— START —

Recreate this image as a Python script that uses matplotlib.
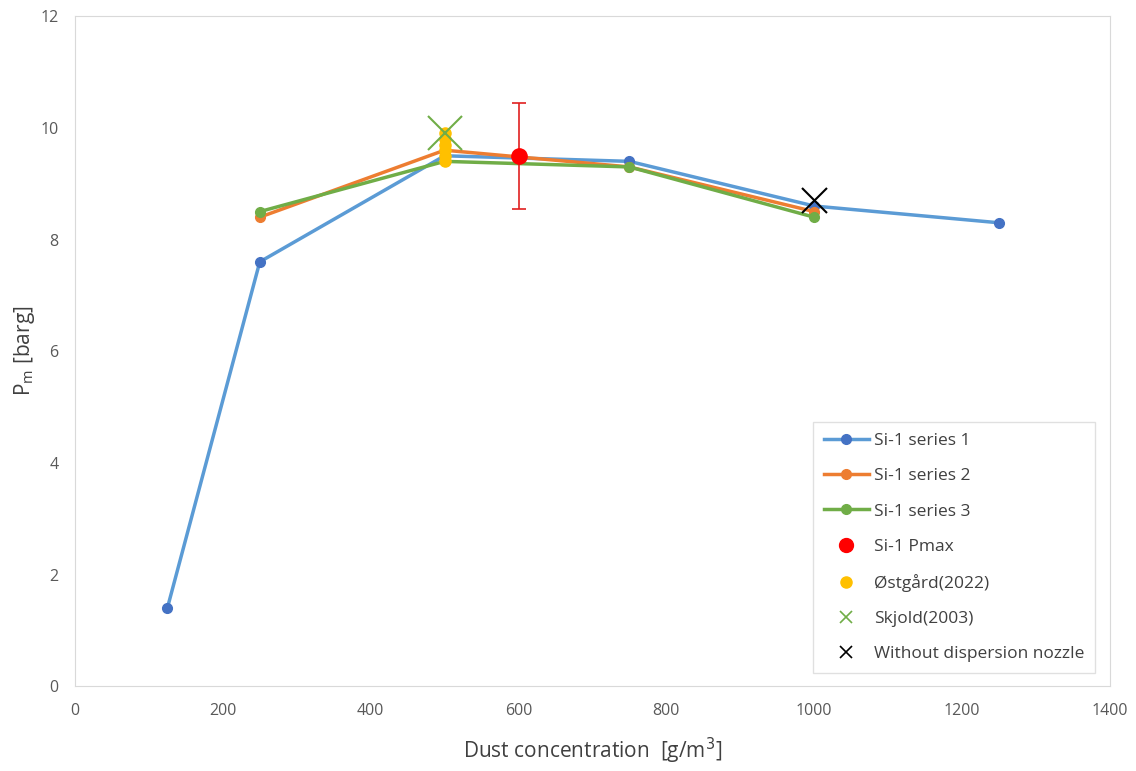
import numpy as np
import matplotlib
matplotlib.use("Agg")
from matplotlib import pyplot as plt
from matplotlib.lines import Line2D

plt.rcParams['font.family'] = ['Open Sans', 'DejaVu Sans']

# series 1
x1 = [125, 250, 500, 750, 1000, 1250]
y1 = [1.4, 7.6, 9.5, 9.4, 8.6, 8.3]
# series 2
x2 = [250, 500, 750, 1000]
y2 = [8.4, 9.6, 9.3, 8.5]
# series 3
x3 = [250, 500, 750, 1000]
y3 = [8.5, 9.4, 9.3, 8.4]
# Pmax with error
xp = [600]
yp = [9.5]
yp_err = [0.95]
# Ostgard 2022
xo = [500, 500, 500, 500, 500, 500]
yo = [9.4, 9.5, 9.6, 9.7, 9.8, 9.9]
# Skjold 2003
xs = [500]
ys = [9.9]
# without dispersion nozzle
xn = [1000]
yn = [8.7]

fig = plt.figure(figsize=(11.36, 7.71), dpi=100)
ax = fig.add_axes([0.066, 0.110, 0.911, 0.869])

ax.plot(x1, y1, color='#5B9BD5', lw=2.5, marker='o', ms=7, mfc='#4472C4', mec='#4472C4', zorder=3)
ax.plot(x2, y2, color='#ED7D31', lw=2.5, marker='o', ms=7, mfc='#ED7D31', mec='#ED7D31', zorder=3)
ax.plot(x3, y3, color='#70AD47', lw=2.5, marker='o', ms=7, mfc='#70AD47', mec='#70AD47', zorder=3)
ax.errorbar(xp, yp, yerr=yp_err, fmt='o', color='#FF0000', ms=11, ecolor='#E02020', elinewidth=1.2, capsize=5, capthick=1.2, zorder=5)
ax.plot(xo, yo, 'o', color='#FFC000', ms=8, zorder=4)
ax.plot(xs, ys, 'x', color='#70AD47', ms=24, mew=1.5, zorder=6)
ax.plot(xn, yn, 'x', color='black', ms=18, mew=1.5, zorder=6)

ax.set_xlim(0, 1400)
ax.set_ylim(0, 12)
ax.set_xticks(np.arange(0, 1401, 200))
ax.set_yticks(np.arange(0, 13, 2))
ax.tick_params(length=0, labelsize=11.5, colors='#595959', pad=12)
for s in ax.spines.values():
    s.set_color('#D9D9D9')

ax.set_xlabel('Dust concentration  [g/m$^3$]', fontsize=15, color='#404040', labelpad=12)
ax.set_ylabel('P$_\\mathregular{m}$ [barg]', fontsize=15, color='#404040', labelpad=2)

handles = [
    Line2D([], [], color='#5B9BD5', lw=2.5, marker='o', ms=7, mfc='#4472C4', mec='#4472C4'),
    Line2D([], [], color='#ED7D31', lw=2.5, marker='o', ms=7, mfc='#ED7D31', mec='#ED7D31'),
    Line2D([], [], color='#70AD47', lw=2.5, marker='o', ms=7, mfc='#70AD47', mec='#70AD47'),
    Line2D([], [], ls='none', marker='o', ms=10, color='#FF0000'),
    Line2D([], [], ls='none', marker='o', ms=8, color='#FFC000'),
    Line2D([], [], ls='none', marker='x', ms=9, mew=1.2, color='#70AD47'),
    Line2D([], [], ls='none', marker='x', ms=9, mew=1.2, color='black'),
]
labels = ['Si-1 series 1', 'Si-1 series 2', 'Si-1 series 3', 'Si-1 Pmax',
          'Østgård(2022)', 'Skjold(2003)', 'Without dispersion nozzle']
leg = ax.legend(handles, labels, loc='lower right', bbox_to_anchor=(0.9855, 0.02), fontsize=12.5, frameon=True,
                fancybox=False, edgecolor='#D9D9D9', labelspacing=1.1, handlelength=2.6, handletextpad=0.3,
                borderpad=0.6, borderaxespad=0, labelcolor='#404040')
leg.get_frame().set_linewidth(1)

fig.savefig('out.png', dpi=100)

— END —

**TO BE DONE:**
Quote the material exactly. Pictures stay out.

**ANSWER TO THE EXERCISE:**
Recreate this image as a Python script that uses matplotlib.
import numpy as np
import matplotlib
matplotlib.use("Agg")
from matplotlib import pyplot as plt
from matplotlib.lines import Line2D

plt.rcParams['font.family'] = ['Open Sans', 'DejaVu Sans']

# series 1
x1 = [125, 250, 500, 750, 1000, 1250]
y1 = [1.4, 7.6, 9.5, 9.4, 8.6, 8.3]
# series 2
x2 = [250, 500, 750, 1000]
y2 = [8.4, 9.6, 9.3, 8.5]
# series 3
x3 = [250, 500, 750, 1000]
y3 = [8.5, 9.4, 9.3, 8.4]
# Pmax with error
xp = [600]
yp = [9.5]
yp_err = [0.95]
# Ostgard 2022
xo = [500, 500, 500, 500, 500, 500]
yo = [9.4, 9.5, 9.6, 9.7, 9.8, 9.9]
# Skjold 2003
xs = [500]
ys = [9.9]
# without dispersion nozzle
xn = [1000]
yn = [8.7]

fig = plt.figure(figsize=(11.36, 7.71), dpi=100)
ax = fig.add_axes([0.066, 0.110, 0.911, 0.869])

ax.plot(x1, y1, color='#5B9BD5', lw=2.5, marker='o', ms=7, mfc='#4472C4', mec='#4472C4', zorder=3)
ax.plot(x2, y2, color='#ED7D31', lw=2.5, marker='o', ms=7, mfc='#ED7D31', mec='#ED7D31', zorder=3)
ax.plot(x3, y3, color='#70AD47', lw=2.5, marker='o', ms=7, mfc='#70AD47', mec='#70AD47', zorder=3)
ax.errorbar(xp, yp, yerr=yp_err, fmt='o', color='#FF0000', ms=11, ecolor='#E02020', elinewidth=1.2, capsize=5, capthick=1.2, zorder=5)
ax.plot(xo, yo, 'o', color='#FFC000', ms=8, zorder=4)
ax.plot(xs, ys, 'x', color='#70AD47', ms=24, mew=1.5, zorder=6)
ax.plot(xn, yn, 'x', color='black', ms=18, mew=1.5, zorder=6)

ax.set_xlim(0, 1400)
ax.set_ylim(0, 12)
ax.set_xticks(np.arange(0, 1401, 200))
ax.set_yticks(np.arange(0, 13, 2))
ax.tick_params(length=0, labelsize=11.5, colors='#595959', pad=12)
for s in ax.spines.values():
    s.set_color('#D9D9D9')

ax.set_xlabel('Dust concentration  [g/m$^3$]', fontsize=15, color='#404040', labelpad=12)
ax.set_ylabel('P$_\\mathregular{m}$ [barg]', fontsize=15, color='#404040', labelpad=2)

handles = [
    Line2D([], [], color='#5B9BD5', lw=2.5, marker='o', ms=7, mfc='#4472C4', mec='#4472C4'),
    Line2D([], [], color='#ED7D31', lw=2.5, marker='o', ms=7, mfc='#ED7D31', mec='#ED7D31'),
    Line2D([], [], color='#70AD47', lw=2.5, marker='o', ms=7, mfc='#70AD47', mec='#70AD47'),
    Line2D([], [], ls='none', marker='o', ms=10, color='#FF0000'),
    Line2D([], [], ls='none', marker='o', ms=8, color='#FFC000'),
    Line2D([], [], ls='none', marker='x', ms=9, mew=1.2, color='#70AD47'),
    Line2D([], [], ls='none', marker='x', ms=9, mew=1.2, color='black'),
]
labels = ['Si-1 series 1', 'Si-1 series 2', 'Si-1 series 3', 'Si-1 Pmax',
          'Østgård(2022)', 'Skjold(2003)', 'Without dispersion nozzle']
leg = ax.legend(handles, labels, loc='lower right', bbox_to_anchor=(0.9855, 0.02), fontsize=12.5, frameon=True,
                fancybox=False, edgecolor='#D9D9D9', labelspacing=1.1, handlelength=2.6, handletextpad=0.3,
                borderpad=0.6, borderaxespad=0, labelcolor='#404040')
leg.get_frame().set_linewidth(1)

fig.savefig('out.png', dpi=100)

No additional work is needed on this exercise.